Dans son dernier ouvrage, Le pont flottant des rêves, la traductrice du japonais et autrice Corinne Atlan revient sur le sens qu’elle donne à l’acte de traduction. Le titre, qui fait référence au dernier chapitre du classique Dit du Genji, montre bien l’importance du passaged’une langue et d’une culture à une autre: transposer des mots permet de relier profondément les êtres. Cet ouvrage est le quatrième de la collection «Contrebande», déployée par les éditions La Contre Allée pour donner voix aux traducteurs.

Dans Le pont flottant des rêves, Corinne Atlan nous fait pénétrer dans son atelier de travail – au cœur de sa réflexion de praticienne.
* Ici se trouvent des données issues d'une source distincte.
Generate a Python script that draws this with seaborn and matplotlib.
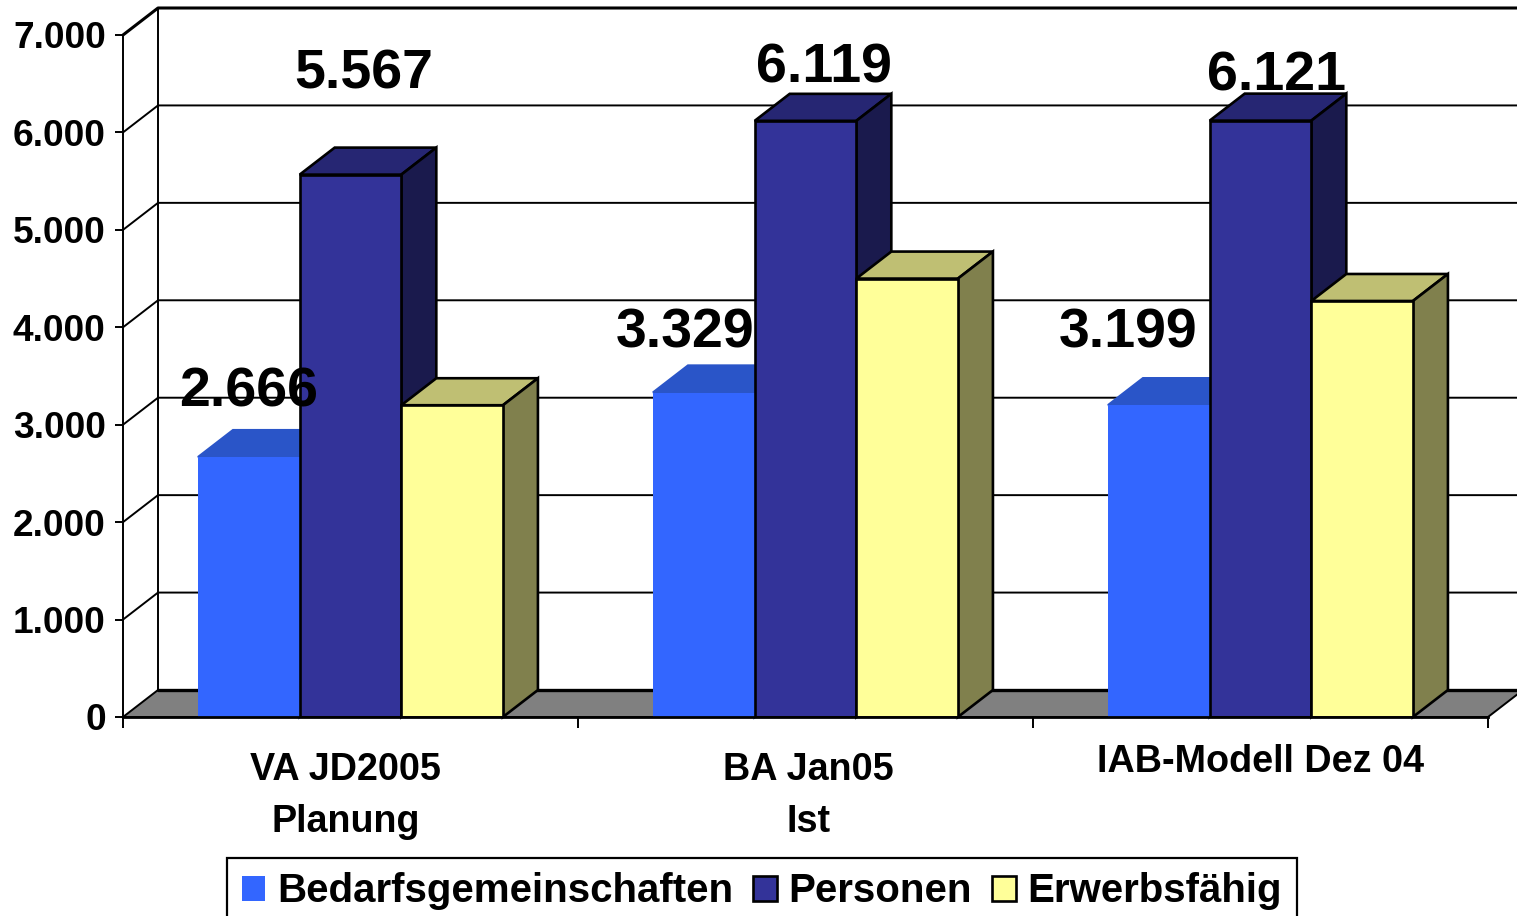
import pandas as pd
import matplotlib.pyplot as plt
import matplotlib.transforms as mtrans
from matplotlib.patches import Polygon
import seaborn as sns

categories = ['VA JD2005\nPlanung', 'BA Jan05\nIst', 'IAB-Modell Dez 04']
series = ['Bedarfsgemeinschaften', 'Personen', 'Erwerbsfähig']
bedarf = [2666, 3329, 3199]
personen = [5567, 6119, 6121]
erwerb = [3200, 4500, 4270]
y_ticks = [0, 1000, 2000, 3000, 4000, 5000, 6000, 7000]

front = ['#3366FF', '#333399', '#FFFF99']
top = ['#2A55C8', '#262673', '#BFBF73']
side = ['#2A55C8', '#1A1A4D', '#80804D']

df = pd.DataFrame({
    'cat': categories * 3,
    'serie': [s for s in series for _ in categories],
    'wert': bedarf + personen + erwerb,
})

sns.set_theme(style='white')
plt.rcParams['font.family'] = ['Liberation Sans', 'DejaVu Sans']
plt.rcParams['font.weight'] = 'bold'
plt.rcParams['text.color'] = 'black'
plt.rcParams['xtick.labelcolor'] = 'black'
plt.rcParams['ytick.labelcolor'] = 'black'

W, H = 1517, 916
fig = plt.figure(figsize=(W / 100, H / 100), dpi=100)
ax = fig.add_axes([123 / W, (H - 717) / H, (1488 - 123) / W, (717 - 35) / H])

sns.barplot(data=df, x='cat', y='wert', hue='serie', palette=front, saturation=1,
            width=0.67, gap=0, edgecolor='black', linewidth=1.9, ax=ax)
ax.set_xlim(-0.5, 2.5)
ax.set_ylim(0, 7000)
ax.set_xlabel('')
ax.set_ylabel('')

# depth of the fake 3d box, 35px right and 27px up
dx = 35 / 455
dy = 27 / (682 / 7000)

# back wall and floor
ax.add_patch(Polygon([(-0.5, 0), (-0.5 + dx, dy), (2.5 + dx, dy), (2.5, 0)], closed=True,
                     facecolor='#808080', edgecolor='black', linewidth=1.4,
                     clip_on=False, zorder=1))
ax.plot([-0.5 + dx, 2.5 + dx], [dy, dy], color='black', lw=2.4, clip_on=False, zorder=1.5)
ax.plot([-0.5 + dx, -0.5 + dx], [dy, 7000 + dy], color='black', lw=1.4, clip_on=False, zorder=1.5)
for t in y_ticks[1:]:
    lw = 2.2 if t == 7000 else 1.4
    ax.plot([-0.5, -0.5 + dx, 2.5 + dx], [t, t + dy, t + dy], color='black', lw=lw,
            clip_on=False, zorder=1.5)

# side and top face for every bar
for i, cont in enumerate(ax.containers):
    for p in cont.patches:
        x0, w, h = p.get_x(), p.get_width(), p.get_height()
        ec = 'black' if i else top[0]
        p.set_zorder(3 + i + 0.5)
        p.set_edgecolor('none' if i == 0 else 'black')
        ax.add_patch(Polygon([(x0, h), (x0 + dx, h + dy), (x0 + w + dx, h + dy), (x0 + w, h)],
                             closed=True, facecolor=top[i], edgecolor=ec,
                             linewidth=1.9, clip_on=False, zorder=3 + i))
        ax.add_patch(Polygon([(x0 + w, 0), (x0 + w + dx, dy), (x0 + w + dx, h + dy), (x0 + w, h)],
                             closed=True, facecolor=side[i], edgecolor=ec,
                             linewidth=1.9, clip_on=False, zorder=3 + i))

# data labels, first two series only, offsets in pixels from the bar top
offs = [[(0, -65), (-19, -59), (-31, -72)], [(13, -100), (18, -52), (16, -44)]]
for i in range(2):
    for p, off in zip(ax.containers[i].patches, offs[i]):
        v = int(p.get_height())
        ax.annotate(f'{v:,}'.replace(',', '.'), (p.get_x() + p.get_width() / 2, v),
                    xytext=(off[0], -off[1]), textcoords='offset pixels',
                    ha='center', va='center', fontsize=40, fontweight='bold',
                    color='black', zorder=10, annotation_clip=False)

# axes
sns.despine(ax=ax, top=True, right=True)
for s in ['left', 'bottom']:
    ax.spines[s].set_color('black')
    ax.spines[s].set_zorder(8)
ax.spines['left'].set_linewidth(1.4)
ax.spines['bottom'].set_linewidth(2)

ax.set_yticks(y_ticks)
ax.set_yticklabels([f'{t:,}'.replace(',', '.') for t in y_ticks], fontsize=26.7, fontweight='bold')
ax.tick_params(axis='y', left=True, length=6, width=1.4, color='black', pad=6.5)
ax.set_xticks([-0.5, 0.5, 1.5, 2.5], minor=True)
ax.tick_params(axis='x', which='minor', bottom=True, length=8, width=1.4, color='black')
ax.tick_params(axis='x', which='major', bottom=False, length=0, pad=25)
ax.set_xticklabels(categories, fontsize=27.2, fontweight='bold', linespacing=1.58)
shifts = [(-5, 0), (3, 0), (0, 8)]
for lab, s in zip(ax.get_xticklabels(), shifts):
    lab.set_transform(lab.get_transform() + mtrans.Affine2D().translate(s[0], s[1]))

handles, labels = ax.get_legend_handles_labels()
leg = ax.legend(handles, labels, ncol=3, loc='upper left',
                bbox_to_anchor=(227 / W, (H - 858) / H), bbox_transform=fig.transFigure,
                borderaxespad=0, frameon=True, fancybox=False,
                edgecolor='black', framealpha=1, handlelength=0.58, handleheight=0.6,
                handletextpad=0.3, columnspacing=0.5, borderpad=0.36,
                prop={'family': 'Liberation Sans', 'weight': 'bold', 'size': 29})
leg.get_frame().set_linewidth(1.6)
leg.set_zorder(12)
leg.legend_handles[0].set_edgecolor('none')

plt.savefig('out.png', dpi=100)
Elle met en avant les raisons qui l’attachent à l’acte traductif, dont elle a fait son métier et qui l’a amenée à transcrire en particulier les livres d’auteurs importants de la littérature japonaise (Ôgai Mori, Yasushi Inoue, Sôseki Natsume,…), y compris contemporains (Haruki Murakami, Keiichirô Hirano,…), dans des genres divers, pour une centaine d’œuvres en tout.

Faire pont entre les cultures

Elle décrit la traduction comme un voyage, qu’elle semble avoir initié dès qu’elle entama ses études, en choisissant le japonais et la linguistique alors que l’Extrême-Orient n’avait jusque-là aucunement attiré son attention – constituant une sorte d’inconnu dont elle ignorait tout.

La traduction apparaît alors comme un entre-deux. Celle qui est convaincue d’avoir entendu résonner plusieurs idiomes au cours de sa petite enfance en Kabylie tente d’expliquer son attrait pour le passage d’un langage à l’autre : il s’agirait pour elle d’un moyen de se réinventer pour combler le déracinement vis-à-vis de son histoire familiale. Bien plus, cela devient le moyen partageable de relier des cultures en apparence si différentes : « La traduction est pour moi recherche permanente de conciliation – ou de réconciliation – entre deux visions du monde, entre Orient et Occident. » Il s’agit donc ici de réparer mais aussi de transmettre ; si la traduction réclame des connaissances rigoureuses, elle permet avant tout de mettre en avant la sensibilité qui caractérise la démarche artistique de l’auteur.

Transformer les signes

La traductrice fait également part de son émerveillement face à la manière dont le langage prend sens à travers les signes : comme elle le rappelle, Pascal Quignard souligne que la lettre « A » était à l’origine le dessin d’une tête de taureau sacrifié (ce que l’on voit bien lorsqu’on la retourne). Atlan dresse alors un parallèle avec les idéogrammes présents dans plusieurs langues asiatiques, dont on peut parfois nettement voir l’origine dessinée : « Le taureau [sacrifié] ne différait sans doute guère du bovidé chinois dont les os ont présidé à la naissance des idéogrammes. » Ainsi les mots s’ancrent-ils dans le réel et en restituent-ils la chair : « Il s’agit en tout cas de découper, démembrer le réel, d’en racler les os et de résoudre ses intrigues pour que cela fasse sens, un sens à partager pour apaiser nos angoisses d’humains. »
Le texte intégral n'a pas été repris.